Condanna il sapere pragmatico, che non si pone 
come obiettivo il miglioramento del singolo ma lo spinge ad uniformarsi alla 
mentalità diffusa. L’esercizio della maieutica rimanda al riconoscimento di una 
verità che non può essere insegnata perché nessuno, realmente, può vantarsi di 
possederla, ma che ciascuno ha la capacità di generare.  
L’uomo da solo può non essere consapevole delle 
risorse di cui è portatore, per questo è necessario  che qualcuno  lo aiuti a 
scovarle.                                  Questa metodologia educativa richiede l’avvio di una relazione basata sul 
rispetto dell’altro ma principalmente di “lavorare insieme” , lasciando spazio 
alla libertà dell’educando.
 
Per il discente vedere nell’adulto il maieuta, 
deve equivalere a vederlo come una persona favorevolmente disposta  nei propri 
confronti, che ha la possibilità di aiutarlo e di cui si può  fidare. 
L’educatore deve quindi favorire il dialogo, disporsi all’ascolto, comprendere, 
camminare accanto e, nello stesso tempo, deve concretizzare il suo essere 
insegnante, animatore, amico, supervisore, accompagnatore, nella costruzione 
bidirezionale di una relazione dialogica e di confronto. 

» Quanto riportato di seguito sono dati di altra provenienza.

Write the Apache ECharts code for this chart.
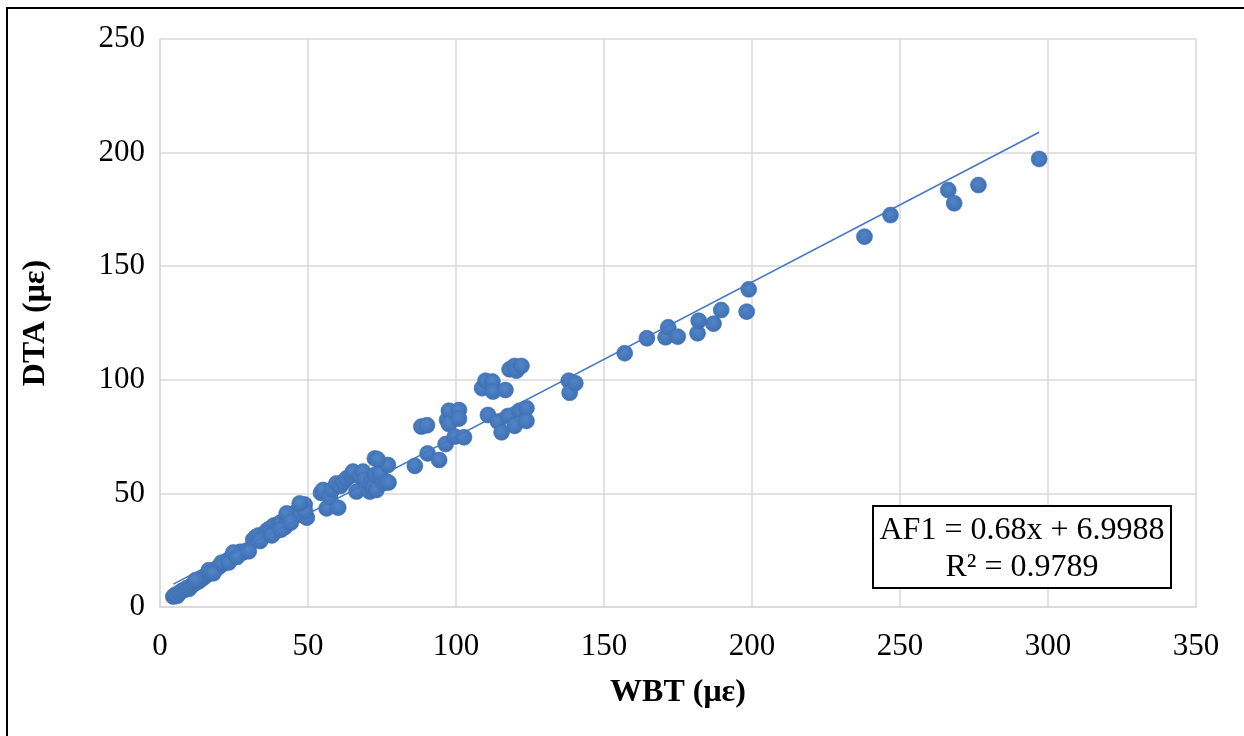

La maieutica fa parte dei presupposti della 
relazione educativa, in quanto l’educatore deve agire nei termini di 
“facilitatore del potenziale umano”. Essere maieuta vuol soprattutto dire 
rispettare e valorizzare le potenzialità umane dell’educando, in un percorso 
educativo che attui modalità di guida e strategie di accompagnamento, perché 
possa realizzare infine autonomia e responsabilizzazione. 

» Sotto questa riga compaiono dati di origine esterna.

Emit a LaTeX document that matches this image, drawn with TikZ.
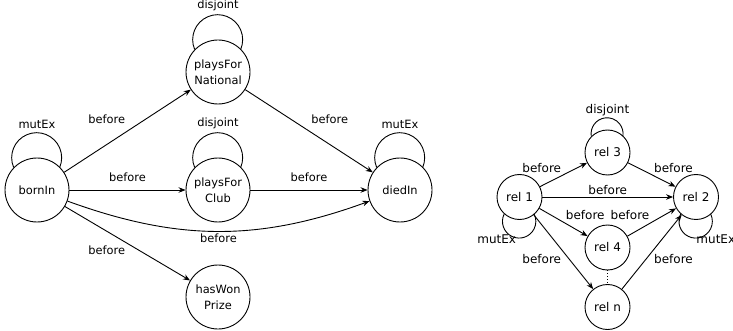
\documentclass[tikz,border=0pt]{standalone}
\usepackage{fontspec}
\setmainfont{DejaVu Sans}
\usetikzlibrary{arrows.meta,positioning}

\begin{document}
\begin{tikzpicture}[x=1pt,y=1pt,line width=0.9pt]
        \tikzstyle{every node}+=[inner sep=0pt]
        \tikzstyle{bigrel}=[draw,circle,minimum size=64pt,align=center,font=\fontsize{11.4}{15.7}\selectfont]
        \tikzstyle{smallrel}=[draw,circle,minimum size=45pt,font=\fontsize{12}{14}\selectfont]
        \tikzstyle{biglab}=[inner sep=2pt,font=\fontsize{11.4}{14}\selectfont]
        \tikzstyle{smalllab}=[inner sep=2pt,font=\fontsize{12}{14}\selectfont]
        \tikzstyle{arr}=[-{Stealth[length=7pt,width=5.5pt]}]
        \useasboundingbox (0,0) rectangle (733,-331);
        \node [bigrel] (born) at (37,-190) {bornIn};
        \node [bigrel] (national) at (218,-72) {playsFor\\National};
        \node [bigrel] (club) at (218,-190) {playsFor\\Club};
        \node [bigrel] (died) at (400,-190) {diedIn};
        \node [bigrel] (prize) at (218,-297) {hasWon\\Prize};
        \draw (born.136) arc[start angle=203,end angle=-23,radius=25];
        \draw (national.136) arc[start angle=203,end angle=-23,radius=25];
        \draw (club.136) arc[start angle=203,end angle=-23,radius=25];
        \draw (died.136) arc[start angle=203,end angle=-23,radius=25];
        \node [biglab,inner sep=0pt,above=28pt of born.north] (bornloop) {mutEx};
        \node [biglab,inner sep=0pt,above=28pt of national.north] (nationalloop) {disjoint};
        \node [biglab,inner sep=0pt,above=28pt of club.north] (clubloop) {disjoint};
        \node [biglab,inner sep=0pt,above=28pt of died.north] (diedloop) {mutEx};
        \draw [arr] (born) -- node[biglab,midway,above left,yshift=5pt] {before} (national);
        \draw [arr] (born) -- node[biglab,midway,above,yshift=6pt] {before} (club);
        \draw [arr] (born) -- node[biglab,midway,below left] {before} (prize);
        \draw [arr] (born) to[bend right=20] node[biglab,midway,below] {before} (died);
        \draw [arr] (national) -- node[biglab,midway,above right,yshift=5pt] {before} (died);
        \draw [arr] (club) -- node[biglab,midway,above,yshift=6pt] {before} (died);
        \node [smallrel] (rel1) at (519.5,-197) {rel 1};
        \node [smallrel] (rel3) at (607.5,-152.5) {rel 3};
        \node [smallrel] (rel2) at (696,-197) {rel 2};
        \node [smallrel] (rel4) at (607.5,-247.5) {rel 4};
        \node [smallrel] (reln) at (607.5,-307) {rel n};
        \draw (rel3.135) arc[start angle=189,end angle=-9,radius=16];
        \draw (rel1.228) arc[start angle=154,end angle=386,radius=16.7];
        \draw (rel2.228) arc[start angle=154,end angle=386,radius=16.7];
        \node [smalllab,inner sep=0pt,above=13pt of rel3.north] (rel3loop) {disjoint};
        \node [smalllab,inner sep=0pt,anchor=east] (rel1loop) at ([shift={(-3,-19)}]rel1.south) {mutEx};
        \node [smalllab,inner sep=0pt,anchor=west] (rel2loop) at ([shift={(0,-19)}]rel2.south) {mutEx};
        \draw [arr] (rel1) -- node[smalllab,midway,above left] {before} (rel3);
        \draw [arr] (rel3) -- node[smalllab,midway,above right] {before} (rel2);
        \draw [arr] (rel1) -- node[smalllab,midway,above] {before} (rel2);
        \draw [arr] (rel1) -- node[smalllab,midway,above right] {before} (rel4);
        \draw [arr] (rel4) -- node[smalllab,midway,above left] {before} (rel2);
        \draw [arr] (rel1) -- node[smalllab,midway,below left] {before} (reln);
        \draw [arr] (reln) -- node[smalllab,midway,below right] {before} (rel2);
        \draw [dotted] (rel4) -- (reln);
\end{tikzpicture}
\end{document}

Socrate nel dialogo con Alcibiade pone 
l’esempio dell’occhio e dello specchio: per vedersi occorre specchiarsi in 
qualcosa di simile a sé, in un altro uomo. L’uomo trova la sapienza, non la 
pone. L’uomo per giungere alla verità deve prima essere consapevole di sé, avere 
coscienza del proprio essere umano e questo è possibile solo mediante il 
dialogo, vale a dire il confronto con un altro essere umano, in cui è possibile, 
specchiandosi, conoscersi.  
  
7.5. Stern – è il bambino ideale che forgia 
quello reale 
Ogni nuovo nato viene al mondo carico delle 
aspettative dei genitori e delle famiglie che gravitano attorno. 
Stern riflette su come durante i mesi di 
gravidanza la madre abbia convissuto con un bambino immaginario, al momento 
successivo al parto si dovrà incontrare con il bambino reale, sul quale 
graveranno le sue aspettative, avverrà quindi un rimescolamento di ruoli e di 
funzioni famigliari. Si considerano predizioni che si avvereranno in quanto la 
figura del bambino immaginario, ideale
(I51), plasmerà quello reale secondo le aspettative e le fantasie dei 
genitori. In modo particolare la madre, nei riguardi del figlio nutre delle 
aspettative che possono essere di stimolo alla crescita ma possono anche 
intralciarne lo sviluppo. 
Il compito principale dei genitori è aiutare il 
piccolo a raggiungere a pieno le proprie potenzialità anche se non sono le 
stesse che si aspettavano. Si può riflettere su quanto si proietti ingiustamente 
sui propri figli.  
Tutti i bambini immaginari sono normali 
costruzioni della mente ma non devono potersi espandere  troppo per non portare 
il bambino reale verso ruoli non adatti  a lui o troppo pesanti, lontani dal suo 
esclusivo modo di essere. Il bambino che durante la gravidanza si è  immaginato 
rischia di snaturare così l’originale personalità del fanciullo reale.